Wal-Mart v. Dukes (2011). In Dukes, Justice Scalia authored the 5-4 majority opinion himself in a decision that had far-reaching implications on class-action claims. A class-action case is one where multiple, sometimes many, plaintiffs collectively pursue a claim against a defendant. It is often employed where an individual is unlikely to recover a significant amount of money acting alone, but where several people join together their claims gain significant value.
Justice Scalia’s opinion made it unlikely for plaintiffs to bring class action claims with millions of members. The Court demanded greater commonality between the plaintiffs than could be demonstrated, making the class of 1.5 million members unsustainable under the law. Justice Scalia explained that for class members,
“Their claims must depend upon a common contention – for example, the assertion of discriminatory bias on the part of the same supervisor. That common contention, moreover, must be of such a nature that it is capable of classwide resolution – which means that determination of its truth or falsity will resolve an issue that is central to the validity of each one of its claims in one stroke.”
Instead of common questions, the Scalia’s majority opinion required class actions to be capable of generating common answers for all plaintiffs.
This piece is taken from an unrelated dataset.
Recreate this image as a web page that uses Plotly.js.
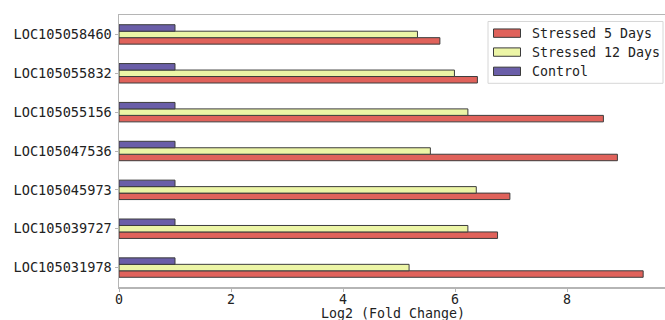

A decision without Justice Scalia would obviously look quite different. In her dissent, Justice Ginsberg instead focused on common questions between plaintiffs. Justice Ginsberg’s opinion also expressed a much more positive outlook on proceeding via class action than the majority. Given the significance of this decision on a number of areas of law outside of employment law, this opinion offers perhaps the highest chance for significant change in the future.